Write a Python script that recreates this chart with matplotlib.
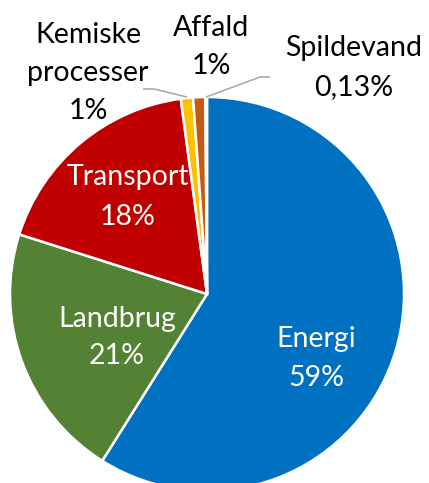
import matplotlib
matplotlib.use("Agg")
import matplotlib.pyplot as plt

categories = ["Energi", "Landbrug", "Transport", "Kemiske\nprocesser", "Affald", "Spildevand"]
values = [59, 21, 18, 1, 1, 0.13]
pct_labels = ["59%", "21%", "18%", "1%", "1%", "0,13%"]
colors = ["#0070C0", "#548235", "#C00000", "#FFC000", "#C55A11", "#A5A5A5"]

plt.rcParams['font.family'] = ['Lato', 'DejaVu Sans']

W, H = 429, 483
fig = plt.figure(figsize=(W / 100, H / 100), dpi=100)
ax = fig.add_axes([0, 0, 1, 1])

cx, cy, r = 207, H - 294, 197
ax.pie(values, colors=colors, startangle=90, counterclock=False,
       center=(cx, cy), radius=r, frame=True,
       wedgeprops=dict(edgecolor='white', linewidth=1.8))
ax.set_xlim(0, W)
ax.set_ylim(0, H)
ax.set_aspect('equal')
ax.axis('off')

fs = 20.5
# label placement: (x center, list of baselines in pixels from top), text colour
placement = [
    (316.5, [347, 386], 'white'),
    (117, [327, 364], 'white'),
    (128, [185, 225], 'white'),
    (88, [43, 81, 119], 'black'),
    (211, [36, 74], 'black'),
    (354, [56, 95], 'black'),
]
for cat, pct, (x, bls, col) in zip(categories, pct_labels, placement):
    lines = cat.split("\n") + [pct]
    for line, b in zip(lines, bls):
        ax.text(x, H - b, line, color=col, fontsize=fs, ha='center', va='baseline')

# leader lines
ax.plot([143, 154, 187], [H - 89, H - 89, H - 97], color='#A6A6A6', lw=1.1,
        solid_capstyle='butt')
ax.plot([270, 260, 206], [H - 77, H - 77, H - 97], color='#A6A6A6', lw=1.1,
        solid_capstyle='butt')

fig.savefig("out.png", dpi=100)
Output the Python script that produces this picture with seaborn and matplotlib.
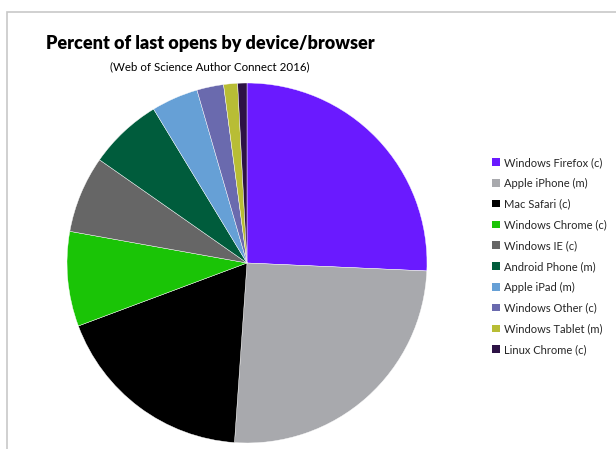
import matplotlib
matplotlib.use("Agg")
import matplotlib.pyplot as plt
from matplotlib.patches import Patch, Rectangle
import seaborn as sns

categories = ["Windows Firefox (c)", "Apple iPhone (m)", "Mac Safari (c)", "Windows Chrome (c)",
              "Windows IE (c)", "Android Phone (m)", "Apple iPad (m)", "Windows Other (c)",
              "Windows Tablet (m)", "Linux Chrome (c)"]
values = [25.7, 25.4, 18.2, 8.5, 6.9, 6.6, 4.2, 2.4, 1.25, 0.83]
colors = ["#6a1aff", "#a8a9ad", "#000000", "#1ac406", "#666666", "#005c3c",
          "#66a0d6", "#6a6aae", "#b8bd35", "#2d1245"]
title = "Percent of last opens by device/browser"
subtitle = "(Web of Science Author Connect 2016)"

sns.set_theme(style="white")
plt.rcParams['font.family'] = ['Lato', 'DejaVu Sans']

W, H = 616, 449
fig = plt.figure(figsize=(W / 100, H / 100), dpi=100)
fig.patch.set_facecolor("white")

# chart-area frame
fig.patches.append(Rectangle((7 / W, -0.1), 1.2, (H - 12) / H + 0.1, transform=fig.transFigure,
                             fill=False, edgecolor="#c8c8c8", linewidth=1.2))

cx, cy, r = 247, 263, 180
ax = fig.add_axes([(cx - r) / W, (H - cy - r) / H, 2 * r / W, 2 * r / H])
ax.pie(values, colors=colors, startangle=90, counterclock=False, radius=1,
       wedgeprops=dict(linewidth=0.3, edgecolor="white"))
ax.set_xlim(-1, 1)
ax.set_ylim(-1, 1)
ax.set_aspect("equal")
ax.axis("off")

fig.text(210 / W, 1 - 43 / H, title, ha="center", va="center", fontsize=13,
         fontweight="heavy", color="#000000")
fig.text(210 / W, 1 - 67 / H, subtitle, ha="center", va="center", fontsize=8.3, color="#000000")

handles = [Patch(facecolor=c, edgecolor="none") for c in colors]
leg = fig.legend(handles, categories, loc="upper left", bbox_to_anchor=(488 / W, 1 - 152.5 / H),
                 frameon=False, fontsize=8, handlelength=0.65, handleheight=0.65,
                 handletextpad=0.35, labelspacing=0.88, borderaxespad=0)

fig.savefig("out.png", dpi=100)
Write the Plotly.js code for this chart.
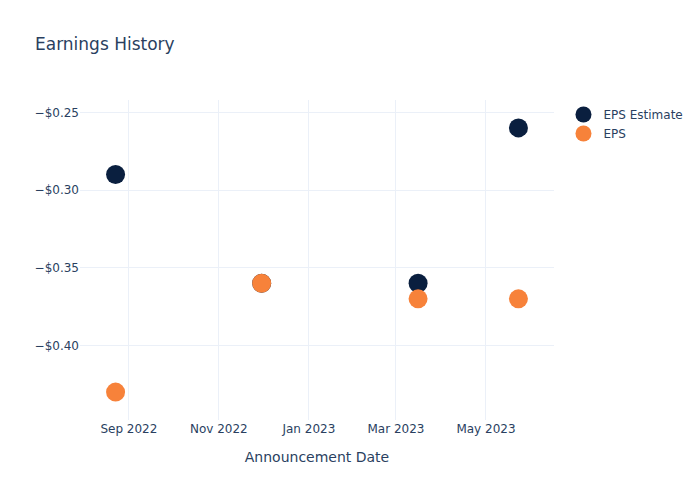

Instruction:
State the count of lines that contain the string "Python". Nothing else is needed.

Answer to the exercise:
2